Orsino Carota (early 16th century – 24 January 1592) was an Italian painter of the Renaissance, born in Assisi and active mainly in Perugia. A pupil of the Perugian master Pompeo di Piergentile Cocchi, he is documented in Perugia from 1530 and worked on civic and religious commissions through the later sixteenth century.

==Biography==
Carota is first recorded in 1530 in Perugia, where he apprenticed with Pompeo di Piergentile Cocchi. Among his earliest documented tasks was participation, together with other local artists, in the ephemeral decorations for triumphal arches erected to welcome Pope Paul III to Perugia on 24 October 1541. Following Cocchi’s death, Carota inherited his master’s estate, obtained Perugian citizenship in 1552 and joined the city’s painters’ guild in 1553; he later served as the guild’s chamberlain in 1564.

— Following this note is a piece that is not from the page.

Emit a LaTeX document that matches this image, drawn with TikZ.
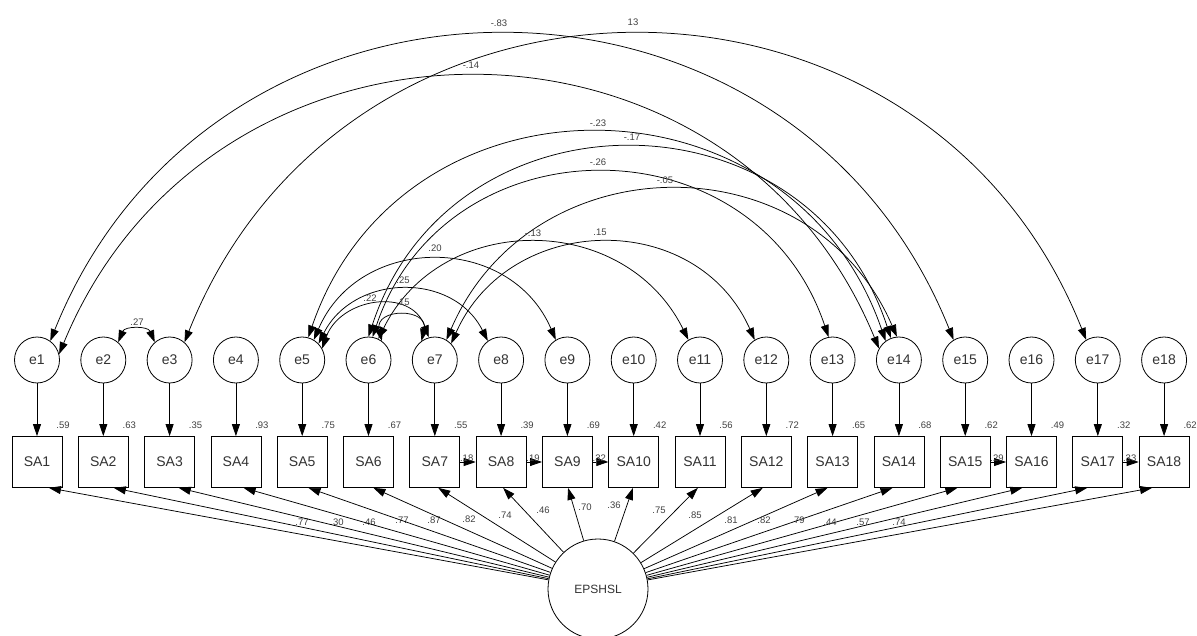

In 1557 he painted an outdoor fresco for the Confraternity of Sant’Antonio at Assisi (restored in 1586). Between 1558 and 1559 he executed several works for the Confraternity of San Francesco in Perugia, including an oil painting of Saint Francis—identified by sources as his only securely attributed canvas—which is held by the city’s gallery (now the Galleria Nazionale dell'Umbria). In 1582 he painted frescoed lunettes on the exterior portals of the Sanctuary of Santa Maria di Mongiovino near Panicale. He died on 24 January 1592 and was buried in the church of San Francesco, near the tomb of his former master Cocchi.